* [Short task] Return the full listing exactly as it is written.

* [Plotting code records]
------------

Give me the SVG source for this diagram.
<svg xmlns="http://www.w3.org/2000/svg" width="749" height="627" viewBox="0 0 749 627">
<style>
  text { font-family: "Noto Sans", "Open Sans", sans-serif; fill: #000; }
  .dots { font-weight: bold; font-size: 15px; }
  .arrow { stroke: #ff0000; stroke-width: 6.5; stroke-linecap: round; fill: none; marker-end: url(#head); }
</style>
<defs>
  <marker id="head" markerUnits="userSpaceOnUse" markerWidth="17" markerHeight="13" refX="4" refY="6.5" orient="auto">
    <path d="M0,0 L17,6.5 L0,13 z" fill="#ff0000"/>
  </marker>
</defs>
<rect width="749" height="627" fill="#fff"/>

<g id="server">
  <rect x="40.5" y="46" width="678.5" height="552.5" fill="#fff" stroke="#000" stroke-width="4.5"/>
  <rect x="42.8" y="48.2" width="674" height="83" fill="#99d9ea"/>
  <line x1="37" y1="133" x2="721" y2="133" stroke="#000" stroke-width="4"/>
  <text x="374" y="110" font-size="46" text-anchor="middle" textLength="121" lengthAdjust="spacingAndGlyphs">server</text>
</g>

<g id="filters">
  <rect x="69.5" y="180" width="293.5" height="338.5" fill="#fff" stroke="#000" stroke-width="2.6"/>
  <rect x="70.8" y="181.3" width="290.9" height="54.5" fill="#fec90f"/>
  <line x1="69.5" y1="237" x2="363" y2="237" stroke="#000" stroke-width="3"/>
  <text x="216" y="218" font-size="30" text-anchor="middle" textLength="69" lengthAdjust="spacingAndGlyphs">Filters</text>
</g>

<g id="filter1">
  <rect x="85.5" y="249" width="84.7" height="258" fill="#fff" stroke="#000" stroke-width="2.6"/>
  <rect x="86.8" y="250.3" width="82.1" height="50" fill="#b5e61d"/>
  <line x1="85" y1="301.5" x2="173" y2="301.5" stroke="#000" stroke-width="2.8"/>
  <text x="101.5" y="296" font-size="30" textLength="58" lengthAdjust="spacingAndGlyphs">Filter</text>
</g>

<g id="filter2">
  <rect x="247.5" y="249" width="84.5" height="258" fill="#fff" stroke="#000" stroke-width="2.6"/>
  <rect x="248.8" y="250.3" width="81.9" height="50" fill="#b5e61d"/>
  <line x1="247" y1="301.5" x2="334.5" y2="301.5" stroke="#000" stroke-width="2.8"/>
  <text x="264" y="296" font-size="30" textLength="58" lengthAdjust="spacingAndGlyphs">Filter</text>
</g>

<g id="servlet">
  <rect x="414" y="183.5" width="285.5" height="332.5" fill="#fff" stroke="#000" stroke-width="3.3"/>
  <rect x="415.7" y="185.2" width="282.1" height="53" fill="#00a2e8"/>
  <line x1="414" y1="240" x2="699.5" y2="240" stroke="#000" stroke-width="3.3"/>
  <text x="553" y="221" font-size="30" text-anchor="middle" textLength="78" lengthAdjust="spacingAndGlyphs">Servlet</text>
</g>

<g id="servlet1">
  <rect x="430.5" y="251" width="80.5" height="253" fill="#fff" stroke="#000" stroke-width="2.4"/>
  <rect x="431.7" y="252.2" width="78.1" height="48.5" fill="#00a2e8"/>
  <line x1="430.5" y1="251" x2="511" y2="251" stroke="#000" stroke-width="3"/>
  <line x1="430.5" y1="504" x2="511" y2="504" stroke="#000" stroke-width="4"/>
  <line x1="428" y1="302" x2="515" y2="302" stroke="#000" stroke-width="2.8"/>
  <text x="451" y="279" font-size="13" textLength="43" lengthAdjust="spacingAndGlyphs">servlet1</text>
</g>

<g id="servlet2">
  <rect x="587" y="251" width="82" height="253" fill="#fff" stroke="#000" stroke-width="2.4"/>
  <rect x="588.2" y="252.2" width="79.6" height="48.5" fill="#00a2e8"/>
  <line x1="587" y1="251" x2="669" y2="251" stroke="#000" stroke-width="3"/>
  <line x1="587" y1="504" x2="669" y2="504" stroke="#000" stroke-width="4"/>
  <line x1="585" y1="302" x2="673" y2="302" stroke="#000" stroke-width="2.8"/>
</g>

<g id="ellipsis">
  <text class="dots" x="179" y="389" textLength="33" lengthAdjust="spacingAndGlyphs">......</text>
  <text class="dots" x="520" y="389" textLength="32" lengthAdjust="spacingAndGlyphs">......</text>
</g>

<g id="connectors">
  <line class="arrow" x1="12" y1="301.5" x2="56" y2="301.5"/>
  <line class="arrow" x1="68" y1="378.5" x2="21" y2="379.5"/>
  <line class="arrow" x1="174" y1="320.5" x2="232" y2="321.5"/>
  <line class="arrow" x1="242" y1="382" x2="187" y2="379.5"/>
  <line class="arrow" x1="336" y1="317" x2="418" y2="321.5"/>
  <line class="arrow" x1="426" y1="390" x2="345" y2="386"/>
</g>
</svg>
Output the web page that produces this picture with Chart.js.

------------

* [Response to this task]
Give me the SVG source for this diagram.
<svg xmlns="http://www.w3.org/2000/svg" width="749" height="627" viewBox="0 0 749 627">
<style>
  text { font-family: "Noto Sans", "Open Sans", sans-serif; fill: #000; }
  .dots { font-weight: bold; font-size: 15px; }
  .arrow { stroke: #ff0000; stroke-width: 6.5; stroke-linecap: round; fill: none; marker-end: url(#head); }
</style>
<defs>
  <marker id="head" markerUnits="userSpaceOnUse" markerWidth="17" markerHeight="13" refX="4" refY="6.5" orient="auto">
    <path d="M0,0 L17,6.5 L0,13 z" fill="#ff0000"/>
  </marker>
</defs>
<rect width="749" height="627" fill="#fff"/>

<g id="server">
  <rect x="40.5" y="46" width="678.5" height="552.5" fill="#fff" stroke="#000" stroke-width="4.5"/>
  <rect x="42.8" y="48.2" width="674" height="83" fill="#99d9ea"/>
  <line x1="37" y1="133" x2="721" y2="133" stroke="#000" stroke-width="4"/>
  <text x="374" y="110" font-size="46" text-anchor="middle" textLength="121" lengthAdjust="spacingAndGlyphs">server</text>
</g>

<g id="filters">
  <rect x="69.5" y="180" width="293.5" height="338.5" fill="#fff" stroke="#000" stroke-width="2.6"/>
  <rect x="70.8" y="181.3" width="290.9" height="54.5" fill="#fec90f"/>
  <line x1="69.5" y1="237" x2="363" y2="237" stroke="#000" stroke-width="3"/>
  <text x="216" y="218" font-size="30" text-anchor="middle" textLength="69" lengthAdjust="spacingAndGlyphs">Filters</text>
</g>

<g id="filter1">
  <rect x="85.5" y="249" width="84.7" height="258" fill="#fff" stroke="#000" stroke-width="2.6"/>
  <rect x="86.8" y="250.3" width="82.1" height="50" fill="#b5e61d"/>
  <line x1="85" y1="301.5" x2="173" y2="301.5" stroke="#000" stroke-width="2.8"/>
  <text x="101.5" y="296" font-size="30" textLength="58" lengthAdjust="spacingAndGlyphs">Filter</text>
</g>

<g id="filter2">
  <rect x="247.5" y="249" width="84.5" height="258" fill="#fff" stroke="#000" stroke-width="2.6"/>
  <rect x="248.8" y="250.3" width="81.9" height="50" fill="#b5e61d"/>
  <line x1="247" y1="301.5" x2="334.5" y2="301.5" stroke="#000" stroke-width="2.8"/>
  <text x="264" y="296" font-size="30" textLength="58" lengthAdjust="spacingAndGlyphs">Filter</text>
</g>

<g id="servlet">
  <rect x="414" y="183.5" width="285.5" height="332.5" fill="#fff" stroke="#000" stroke-width="3.3"/>
  <rect x="415.7" y="185.2" width="282.1" height="53" fill="#00a2e8"/>
  <line x1="414" y1="240" x2="699.5" y2="240" stroke="#000" stroke-width="3.3"/>
  <text x="553" y="221" font-size="30" text-anchor="middle" textLength="78" lengthAdjust="spacingAndGlyphs">Servlet</text>
</g>

<g id="servlet1">
  <rect x="430.5" y="251" width="80.5" height="253" fill="#fff" stroke="#000" stroke-width="2.4"/>
  <rect x="431.7" y="252.2" width="78.1" height="48.5" fill="#00a2e8"/>
  <line x1="430.5" y1="251" x2="511" y2="251" stroke="#000" stroke-width="3"/>
  <line x1="430.5" y1="504" x2="511" y2="504" stroke="#000" stroke-width="4"/>
  <line x1="428" y1="302" x2="515" y2="302" stroke="#000" stroke-width="2.8"/>
  <text x="451" y="279" font-size="13" textLength="43" lengthAdjust="spacingAndGlyphs">servlet1</text>
</g>

<g id="servlet2">
  <rect x="587" y="251" width="82" height="253" fill="#fff" stroke="#000" stroke-width="2.4"/>
  <rect x="588.2" y="252.2" width="79.6" height="48.5" fill="#00a2e8"/>
  <line x1="587" y1="251" x2="669" y2="251" stroke="#000" stroke-width="3"/>
  <line x1="587" y1="504" x2="669" y2="504" stroke="#000" stroke-width="4"/>
  <line x1="585" y1="302" x2="673" y2="302" stroke="#000" stroke-width="2.8"/>
</g>

<g id="ellipsis">
  <text class="dots" x="179" y="389" textLength="33" lengthAdjust="spacingAndGlyphs">......</text>
  <text class="dots" x="520" y="389" textLength="32" lengthAdjust="spacingAndGlyphs">......</text>
</g>

<g id="connectors">
  <line class="arrow" x1="12" y1="301.5" x2="56" y2="301.5"/>
  <line class="arrow" x1="68" y1="378.5" x2="21" y2="379.5"/>
  <line class="arrow" x1="174" y1="320.5" x2="232" y2="321.5"/>
  <line class="arrow" x1="242" y1="382" x2="187" y2="379.5"/>
  <line class="arrow" x1="336" y1="317" x2="418" y2="321.5"/>
  <line class="arrow" x1="426" y1="390" x2="345" y2="386"/>
</g>
</svg>
Output the web page that produces this picture with Chart.js.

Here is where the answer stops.